A Tribute to My Aunty Pat… Ito’s Mummy

Olumide Akpata writes a moving tribute to his Aunty, Mrs. Patricia Kehinde Akpata, widow of Honourable Justice Ephraim Akpata, who passed on to glory on 11 February 2023 and was buried yesterday in Benin-City

Like the average Nigerian child, I had in my life, a number of women, who were friends and/or relatives of my mother and who could at any time stand in loco parentis, on her behalf. These other mothers of mine included, not in any particular order, the late Roseline Osunde, Joyce Gbenebichie, Janet Ogbeide and, the one for whom I now write this Tribute, my Aunty, Patricia Kehinde Akpata – “Ito’s Mummy”. To me, she was always Ito’s Mummy because her last child, my cousin, Itohan, who was born 13 days after me, was probably my very first best friend.

My Aunty Pat and my mother (who by the way, was also Pat – short for Patience) were married to two brothers: Ephraim and Henry. The two brothers had very similar traits, they were both taciturn, not given to too many words and they were both introverts.

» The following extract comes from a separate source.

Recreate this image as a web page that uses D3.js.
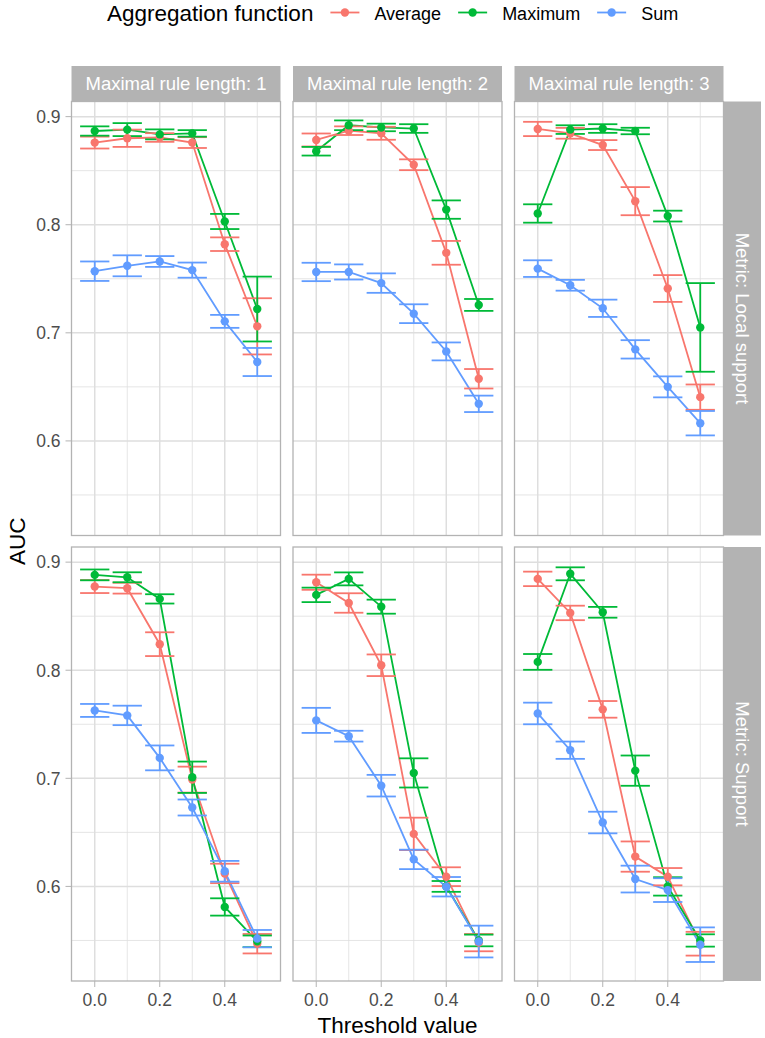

As a result of this, Aunty Pat, who married Uncle Ephraim sometime in 1961 and my mother, who married my dad, sometime in 1967, both had their work cut out for them. It became their lot, as the wives of these two very nice, but very reserved gentlemen, to create an environment in their homes that would make their many visitors, (friends and family alike) always feel welcome and at home.

The two families lived In Warri, Delta State for extended periods of time, and as such, it was inevitable that a close bond, beyond that which already existed between the brothers, would be forged. We virtually lived in each other’s houses… actually, my younger sister and I lived in their house, because it was simply more convenient. While our house was halfway across town, on Enerhen Road, our primary school was right behind the High Court, where my uncle was a Judge at the time, and his official quarters was literally a walking distance from the school. Our “Lesson” was also just around the corner and I might add that Uncle Ephraim was also alternate Lesson Teacher to my cousins, Esohe and Ito, my sister, Osarugue and I. So, we were always in their house, we had our meals there and slept over, more often than not.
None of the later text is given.